**WHAT TO PRODUCE**
Below are entries; repeat exactly, and nothing else, the lines from the one holding "What matplotlib code" through the one holding "ax.set_ylim(0, 40)", inclusive. Leave the pictures out.

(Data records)
>> Begin
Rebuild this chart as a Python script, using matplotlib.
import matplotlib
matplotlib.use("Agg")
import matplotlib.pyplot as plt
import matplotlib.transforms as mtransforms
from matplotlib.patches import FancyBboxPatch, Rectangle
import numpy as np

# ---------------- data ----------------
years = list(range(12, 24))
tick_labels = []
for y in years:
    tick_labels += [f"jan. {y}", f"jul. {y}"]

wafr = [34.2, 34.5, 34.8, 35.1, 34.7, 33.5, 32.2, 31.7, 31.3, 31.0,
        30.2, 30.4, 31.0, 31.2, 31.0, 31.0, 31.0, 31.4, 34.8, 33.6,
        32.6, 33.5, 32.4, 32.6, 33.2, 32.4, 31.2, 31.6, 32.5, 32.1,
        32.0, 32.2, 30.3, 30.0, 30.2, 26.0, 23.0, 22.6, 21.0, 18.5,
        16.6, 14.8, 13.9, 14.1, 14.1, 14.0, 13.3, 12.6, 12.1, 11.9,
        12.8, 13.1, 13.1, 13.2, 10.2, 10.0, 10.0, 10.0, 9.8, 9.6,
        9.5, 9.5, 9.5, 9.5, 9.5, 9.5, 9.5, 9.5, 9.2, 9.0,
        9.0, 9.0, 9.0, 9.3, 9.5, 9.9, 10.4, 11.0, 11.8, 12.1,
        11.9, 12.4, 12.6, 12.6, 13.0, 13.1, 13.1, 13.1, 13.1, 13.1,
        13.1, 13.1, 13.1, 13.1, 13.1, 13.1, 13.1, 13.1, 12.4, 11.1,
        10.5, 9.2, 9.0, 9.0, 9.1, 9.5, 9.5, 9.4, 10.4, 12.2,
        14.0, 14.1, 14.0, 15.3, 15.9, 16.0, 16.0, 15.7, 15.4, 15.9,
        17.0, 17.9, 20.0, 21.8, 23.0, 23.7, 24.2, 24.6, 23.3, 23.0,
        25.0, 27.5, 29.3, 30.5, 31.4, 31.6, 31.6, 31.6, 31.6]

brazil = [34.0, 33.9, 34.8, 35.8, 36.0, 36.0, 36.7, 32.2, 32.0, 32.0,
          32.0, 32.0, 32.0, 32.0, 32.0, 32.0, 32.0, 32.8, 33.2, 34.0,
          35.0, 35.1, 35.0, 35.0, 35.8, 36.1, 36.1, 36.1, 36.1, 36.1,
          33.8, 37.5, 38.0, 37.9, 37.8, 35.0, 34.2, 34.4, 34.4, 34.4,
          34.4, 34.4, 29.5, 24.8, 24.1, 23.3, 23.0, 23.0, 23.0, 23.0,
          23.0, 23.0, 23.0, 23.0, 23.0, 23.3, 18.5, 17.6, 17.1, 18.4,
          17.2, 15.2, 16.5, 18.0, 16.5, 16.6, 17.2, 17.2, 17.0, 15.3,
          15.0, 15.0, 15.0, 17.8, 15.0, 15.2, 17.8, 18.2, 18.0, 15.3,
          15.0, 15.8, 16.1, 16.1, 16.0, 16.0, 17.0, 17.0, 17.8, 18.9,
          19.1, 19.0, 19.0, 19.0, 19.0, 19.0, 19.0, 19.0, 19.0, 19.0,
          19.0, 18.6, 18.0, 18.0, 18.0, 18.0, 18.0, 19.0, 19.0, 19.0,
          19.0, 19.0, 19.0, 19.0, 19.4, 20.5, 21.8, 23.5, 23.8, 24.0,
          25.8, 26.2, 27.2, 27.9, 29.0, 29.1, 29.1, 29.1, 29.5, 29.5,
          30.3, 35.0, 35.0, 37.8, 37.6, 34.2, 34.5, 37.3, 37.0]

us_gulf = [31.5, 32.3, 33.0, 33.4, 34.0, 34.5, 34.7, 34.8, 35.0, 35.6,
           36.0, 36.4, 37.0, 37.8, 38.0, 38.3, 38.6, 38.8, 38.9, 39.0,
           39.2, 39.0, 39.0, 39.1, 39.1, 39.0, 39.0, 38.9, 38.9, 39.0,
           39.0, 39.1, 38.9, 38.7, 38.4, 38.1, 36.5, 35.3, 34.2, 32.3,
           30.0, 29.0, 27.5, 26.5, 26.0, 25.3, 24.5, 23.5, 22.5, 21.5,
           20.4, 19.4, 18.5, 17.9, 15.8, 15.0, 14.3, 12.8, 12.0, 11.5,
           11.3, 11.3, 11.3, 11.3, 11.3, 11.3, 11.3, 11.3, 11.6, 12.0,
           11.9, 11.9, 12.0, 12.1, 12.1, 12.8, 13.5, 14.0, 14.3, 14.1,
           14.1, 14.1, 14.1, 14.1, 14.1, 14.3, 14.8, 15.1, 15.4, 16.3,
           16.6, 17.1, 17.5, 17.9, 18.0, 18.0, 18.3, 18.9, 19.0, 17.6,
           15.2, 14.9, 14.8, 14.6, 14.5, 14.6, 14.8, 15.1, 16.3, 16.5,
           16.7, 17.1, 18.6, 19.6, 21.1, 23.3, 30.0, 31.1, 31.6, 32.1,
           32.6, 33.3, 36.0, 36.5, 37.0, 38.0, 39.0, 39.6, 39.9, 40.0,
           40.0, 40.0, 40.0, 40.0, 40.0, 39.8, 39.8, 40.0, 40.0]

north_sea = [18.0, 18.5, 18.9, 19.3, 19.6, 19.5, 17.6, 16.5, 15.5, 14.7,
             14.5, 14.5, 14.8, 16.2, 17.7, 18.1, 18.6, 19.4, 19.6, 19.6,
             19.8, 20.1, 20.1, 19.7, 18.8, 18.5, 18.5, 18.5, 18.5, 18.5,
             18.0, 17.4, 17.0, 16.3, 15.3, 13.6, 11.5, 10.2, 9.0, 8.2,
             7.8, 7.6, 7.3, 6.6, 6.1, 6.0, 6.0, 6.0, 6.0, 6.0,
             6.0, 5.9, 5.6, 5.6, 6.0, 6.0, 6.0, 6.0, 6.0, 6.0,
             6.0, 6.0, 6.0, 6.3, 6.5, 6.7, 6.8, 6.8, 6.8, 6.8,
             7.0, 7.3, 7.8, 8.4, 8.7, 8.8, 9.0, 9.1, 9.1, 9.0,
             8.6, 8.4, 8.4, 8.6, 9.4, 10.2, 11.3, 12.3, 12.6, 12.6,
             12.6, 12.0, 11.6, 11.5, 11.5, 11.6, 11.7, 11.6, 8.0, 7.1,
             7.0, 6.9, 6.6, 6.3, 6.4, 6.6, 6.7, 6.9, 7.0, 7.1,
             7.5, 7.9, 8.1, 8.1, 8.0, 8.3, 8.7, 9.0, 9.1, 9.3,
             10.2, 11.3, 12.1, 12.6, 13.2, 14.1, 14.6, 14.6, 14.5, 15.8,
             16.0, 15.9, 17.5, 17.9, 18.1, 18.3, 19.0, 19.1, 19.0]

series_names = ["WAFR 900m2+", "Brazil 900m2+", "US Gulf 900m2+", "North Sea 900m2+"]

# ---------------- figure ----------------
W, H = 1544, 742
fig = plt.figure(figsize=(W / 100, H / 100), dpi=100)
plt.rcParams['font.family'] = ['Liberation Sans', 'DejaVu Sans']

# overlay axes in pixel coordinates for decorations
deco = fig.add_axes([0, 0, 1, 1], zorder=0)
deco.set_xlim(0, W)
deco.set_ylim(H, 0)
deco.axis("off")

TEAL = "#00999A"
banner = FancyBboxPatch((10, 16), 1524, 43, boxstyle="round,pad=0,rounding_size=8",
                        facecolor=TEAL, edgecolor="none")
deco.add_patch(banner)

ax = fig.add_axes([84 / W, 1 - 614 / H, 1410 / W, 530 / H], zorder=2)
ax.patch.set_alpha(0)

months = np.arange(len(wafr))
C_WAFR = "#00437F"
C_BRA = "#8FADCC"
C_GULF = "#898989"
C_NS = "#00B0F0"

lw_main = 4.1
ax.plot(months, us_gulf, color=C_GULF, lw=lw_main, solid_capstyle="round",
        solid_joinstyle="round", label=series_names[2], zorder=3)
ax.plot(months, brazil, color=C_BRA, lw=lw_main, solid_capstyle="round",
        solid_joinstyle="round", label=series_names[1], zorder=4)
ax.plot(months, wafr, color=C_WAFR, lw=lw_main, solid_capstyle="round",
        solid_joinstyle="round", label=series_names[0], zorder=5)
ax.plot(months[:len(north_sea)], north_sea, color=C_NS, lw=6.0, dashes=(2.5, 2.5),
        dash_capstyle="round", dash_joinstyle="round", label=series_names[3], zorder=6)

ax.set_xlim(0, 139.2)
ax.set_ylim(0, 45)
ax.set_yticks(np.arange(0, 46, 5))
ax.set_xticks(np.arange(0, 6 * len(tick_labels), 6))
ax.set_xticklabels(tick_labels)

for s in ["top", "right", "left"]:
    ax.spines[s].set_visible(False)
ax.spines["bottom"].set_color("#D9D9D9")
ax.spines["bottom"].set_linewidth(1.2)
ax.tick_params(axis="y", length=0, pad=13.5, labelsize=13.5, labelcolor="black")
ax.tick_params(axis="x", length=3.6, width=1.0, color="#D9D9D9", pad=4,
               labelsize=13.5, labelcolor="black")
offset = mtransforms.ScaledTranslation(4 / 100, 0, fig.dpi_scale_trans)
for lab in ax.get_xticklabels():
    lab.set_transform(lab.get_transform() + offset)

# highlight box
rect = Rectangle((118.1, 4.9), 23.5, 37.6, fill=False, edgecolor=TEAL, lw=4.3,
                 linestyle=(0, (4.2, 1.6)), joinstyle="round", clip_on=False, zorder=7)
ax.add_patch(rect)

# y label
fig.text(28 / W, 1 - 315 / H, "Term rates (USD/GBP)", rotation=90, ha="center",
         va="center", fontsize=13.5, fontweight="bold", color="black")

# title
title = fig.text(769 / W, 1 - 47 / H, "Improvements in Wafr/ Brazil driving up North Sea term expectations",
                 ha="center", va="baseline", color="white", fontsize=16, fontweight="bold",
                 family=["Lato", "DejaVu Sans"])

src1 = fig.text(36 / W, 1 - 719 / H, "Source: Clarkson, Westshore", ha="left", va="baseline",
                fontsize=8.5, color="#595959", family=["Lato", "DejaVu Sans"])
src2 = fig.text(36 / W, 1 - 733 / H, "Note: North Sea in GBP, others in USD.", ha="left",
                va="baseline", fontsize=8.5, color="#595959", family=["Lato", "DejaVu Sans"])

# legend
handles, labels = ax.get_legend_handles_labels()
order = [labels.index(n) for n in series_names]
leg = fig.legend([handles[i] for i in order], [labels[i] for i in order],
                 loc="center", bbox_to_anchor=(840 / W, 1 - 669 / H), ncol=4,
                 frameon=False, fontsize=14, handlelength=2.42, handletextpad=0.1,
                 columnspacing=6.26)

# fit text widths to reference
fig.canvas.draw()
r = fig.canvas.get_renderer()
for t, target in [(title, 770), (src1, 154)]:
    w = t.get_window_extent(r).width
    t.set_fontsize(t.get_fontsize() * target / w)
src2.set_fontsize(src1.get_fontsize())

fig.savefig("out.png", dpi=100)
>> End
>> Begin
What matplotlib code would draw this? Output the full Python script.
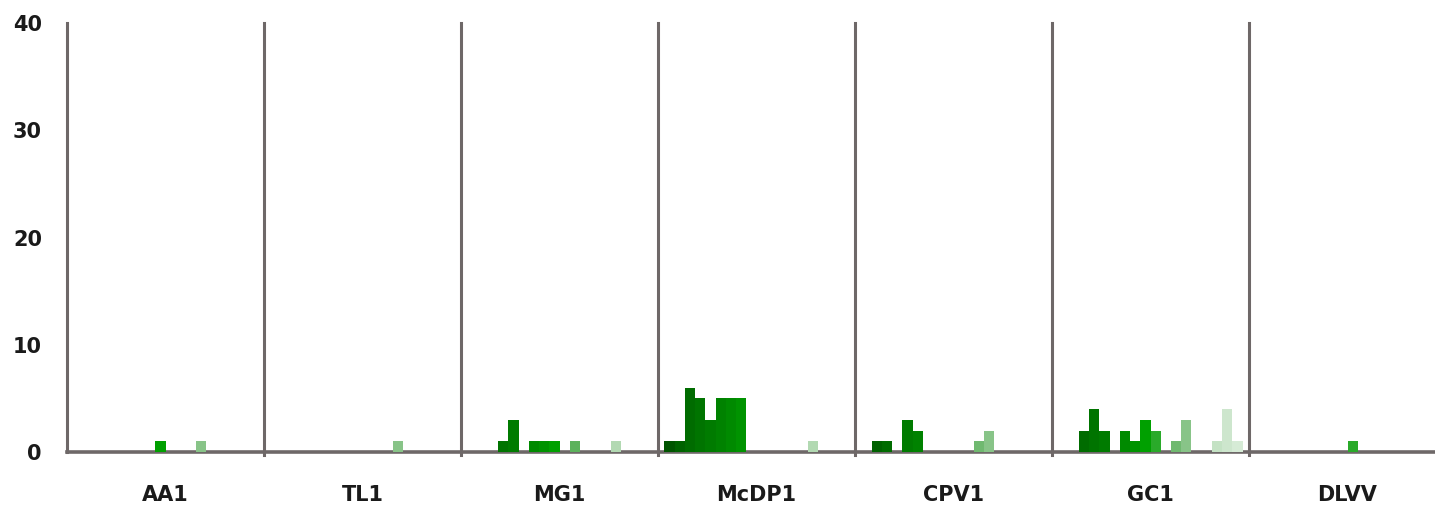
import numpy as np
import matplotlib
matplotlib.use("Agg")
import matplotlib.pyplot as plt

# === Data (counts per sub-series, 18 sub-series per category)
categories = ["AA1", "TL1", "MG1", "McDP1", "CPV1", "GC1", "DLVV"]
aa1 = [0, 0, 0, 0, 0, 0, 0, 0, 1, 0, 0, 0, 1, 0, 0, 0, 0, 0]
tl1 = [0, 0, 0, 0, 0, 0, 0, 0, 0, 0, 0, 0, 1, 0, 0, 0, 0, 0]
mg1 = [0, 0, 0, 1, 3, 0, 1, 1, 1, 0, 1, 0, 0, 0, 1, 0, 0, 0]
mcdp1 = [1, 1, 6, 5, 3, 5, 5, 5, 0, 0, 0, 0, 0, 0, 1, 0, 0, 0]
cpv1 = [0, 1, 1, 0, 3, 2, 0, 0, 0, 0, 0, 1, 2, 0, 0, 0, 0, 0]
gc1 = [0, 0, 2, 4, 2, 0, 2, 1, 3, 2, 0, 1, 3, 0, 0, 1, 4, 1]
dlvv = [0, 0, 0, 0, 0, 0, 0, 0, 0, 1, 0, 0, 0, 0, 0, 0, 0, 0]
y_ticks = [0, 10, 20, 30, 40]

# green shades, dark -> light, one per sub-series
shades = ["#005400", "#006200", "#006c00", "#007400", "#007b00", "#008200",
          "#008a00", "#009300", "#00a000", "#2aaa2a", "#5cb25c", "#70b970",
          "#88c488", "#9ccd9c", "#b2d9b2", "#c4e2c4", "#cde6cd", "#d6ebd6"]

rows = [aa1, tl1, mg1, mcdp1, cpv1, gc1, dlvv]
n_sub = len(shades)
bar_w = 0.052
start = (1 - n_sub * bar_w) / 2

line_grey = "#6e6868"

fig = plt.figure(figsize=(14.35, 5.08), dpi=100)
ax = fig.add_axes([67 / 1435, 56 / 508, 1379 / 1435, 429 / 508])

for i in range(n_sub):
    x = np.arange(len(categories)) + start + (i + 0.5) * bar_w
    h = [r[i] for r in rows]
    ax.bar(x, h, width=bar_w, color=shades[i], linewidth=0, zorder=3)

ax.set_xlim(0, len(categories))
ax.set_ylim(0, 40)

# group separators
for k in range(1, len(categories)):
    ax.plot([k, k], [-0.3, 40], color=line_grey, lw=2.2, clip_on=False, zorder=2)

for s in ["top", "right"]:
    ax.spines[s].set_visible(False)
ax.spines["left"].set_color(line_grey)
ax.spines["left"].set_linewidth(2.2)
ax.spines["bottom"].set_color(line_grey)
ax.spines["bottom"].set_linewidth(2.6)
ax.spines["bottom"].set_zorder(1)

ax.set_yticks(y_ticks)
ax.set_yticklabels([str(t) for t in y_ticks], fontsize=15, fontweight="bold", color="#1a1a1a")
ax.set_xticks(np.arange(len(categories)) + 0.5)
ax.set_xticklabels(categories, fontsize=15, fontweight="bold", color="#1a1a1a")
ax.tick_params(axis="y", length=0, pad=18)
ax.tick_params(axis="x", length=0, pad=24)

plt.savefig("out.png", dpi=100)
>> End
**EXERCISE SOLUTION**
What matplotlib code would draw this? Output the full Python script.
import numpy as np
import matplotlib
matplotlib.use("Agg")
import matplotlib.pyplot as plt

# === Data (counts per sub-series, 18 sub-series per category)
categories = ["AA1", "TL1", "MG1", "McDP1", "CPV1", "GC1", "DLVV"]
aa1 = [0, 0, 0, 0, 0, 0, 0, 0, 1, 0, 0, 0, 1, 0, 0, 0, 0, 0]
tl1 = [0, 0, 0, 0, 0, 0, 0, 0, 0, 0, 0, 0, 1, 0, 0, 0, 0, 0]
mg1 = [0, 0, 0, 1, 3, 0, 1, 1, 1, 0, 1, 0, 0, 0, 1, 0, 0, 0]
mcdp1 = [1, 1, 6, 5, 3, 5, 5, 5, 0, 0, 0, 0, 0, 0, 1, 0, 0, 0]
cpv1 = [0, 1, 1, 0, 3, 2, 0, 0, 0, 0, 0, 1, 2, 0, 0, 0, 0, 0]
gc1 = [0, 0, 2, 4, 2, 0, 2, 1, 3, 2, 0, 1, 3, 0, 0, 1, 4, 1]
dlvv = [0, 0, 0, 0, 0, 0, 0, 0, 0, 1, 0, 0, 0, 0, 0, 0, 0, 0]
y_ticks = [0, 10, 20, 30, 40]

# green shades, dark -> light, one per sub-series
shades = ["#005400", "#006200", "#006c00", "#007400", "#007b00", "#008200",
          "#008a00", "#009300", "#00a000", "#2aaa2a", "#5cb25c", "#70b970",
          "#88c488", "#9ccd9c", "#b2d9b2", "#c4e2c4", "#cde6cd", "#d6ebd6"]

rows = [aa1, tl1, mg1, mcdp1, cpv1, gc1, dlvv]
n_sub = len(shades)
bar_w = 0.052
start = (1 - n_sub * bar_w) / 2

line_grey = "#6e6868"

fig = plt.figure(figsize=(14.35, 5.08), dpi=100)
ax = fig.add_axes([67 / 1435, 56 / 508, 1379 / 1435, 429 / 508])

for i in range(n_sub):
    x = np.arange(len(categories)) + start + (i + 0.5) * bar_w
    h = [r[i] for r in rows]
    ax.bar(x, h, width=bar_w, color=shades[i], linewidth=0, zorder=3)

ax.set_xlim(0, len(categories))
ax.set_ylim(0, 40)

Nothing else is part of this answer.